Why is mocking/stubbing dangerous?
Mocks and Stubs are not evil per se. However, as with any other tool, it’s the way we use them that makes them bad. The problem is not when we stub or mock external dependencies like web service calls or other integration points. The main issues emerge when we isolate our code from our own code. Tautological TDD is an anti-pattern that explains some of the reasons why mocking and stubbing too much is dangerous. It was said during the hangout, “If I use TDD I can refactor”. But, what happens if your test is too white box and knows so much about how things are implemented that if you refactor something, your test fails and you have to refactor your test? It entirely defeats the purpose of having a test to make sure that you didn’t break anything with your changes.
When testing the controller, mockists would decide to isolate the model, and then mock or stub the method errors on the model. Ruby, dynamic as it is, and testing frameworks like Mocha, allow us to stub/mock the model.
If you pay attention, the method in the model is called errors (plural). However, the controller has a problem because it’s calling it in singular error. Which means that the code is wrong! But…the test passes! What do I have here? A false positive. A green test giving the developer some sense of security, when their code is actually wrong. Not only could the name of the methods be wrong, but also their interface. Recently, after upgrading a dependency, I discovered that a method that was being “stubbed” in several unit tests changed its return contract: instead of returning nil it returns an empty array, for when there are no errors. And, once again, our tests are green, but the code is broken. Furthermore, not only names and interfaces, but also most importantly the behavior of the code could be wrong. Wrong methods could be called, but if the test is too white box and only checks for interactions, the test will pass and the developers will think they’re sleeping well and safe at night, when their code is broken, sometimes already in production, where problems will be caught by real users. Believe me, I’ve seen this happen, have you?
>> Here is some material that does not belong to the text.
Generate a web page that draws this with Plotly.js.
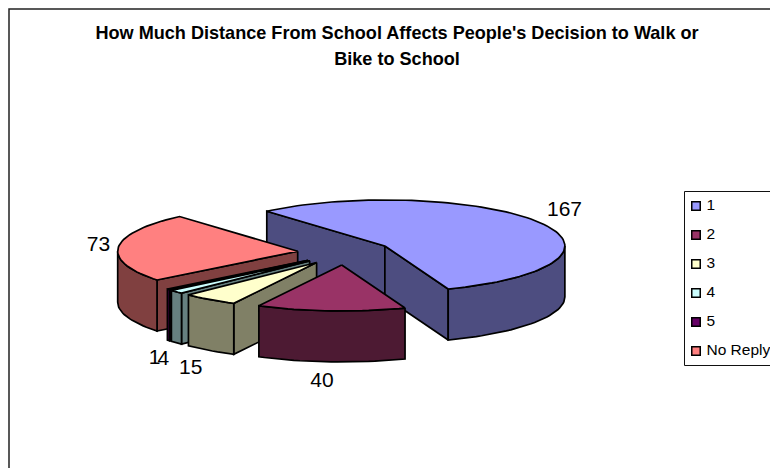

So what’s the purpose of these tests that only look for collaborator’s interactions and mocks more than what it needs to? It’s better not to have them; at least we would have known we had to test this behaviour from a different level. The 3 gurus vigorously discussed this topic as well: What is a Unit?
How do you define a “Unit”?
The unit to be tested is the entire point of confusion and debate. As Martin pointed out “Object-oriented design tends to treat a class as the unit, procedural or functional approaches might consider a single function as a unit”, when the unit is actually a behavior. It has to be up to the developers, without any fundamentalism, to determine what a unit is. Think about the depth of your tests (DOT) and make sure you make them shallow enough that you can test one behavior. The image below illustrates the concept of DOT.
It’s not necessarily a class or a method or a function, but it’s whatever YOU, as the developer writing the code and the test, decide it to be based on your design and your boundaries. And, of course, if after determining the depth of your test you still need some stubs or mocks underneath its boundaries, go for it. But let’s stop mocking and stubbing just because we can or think we have to.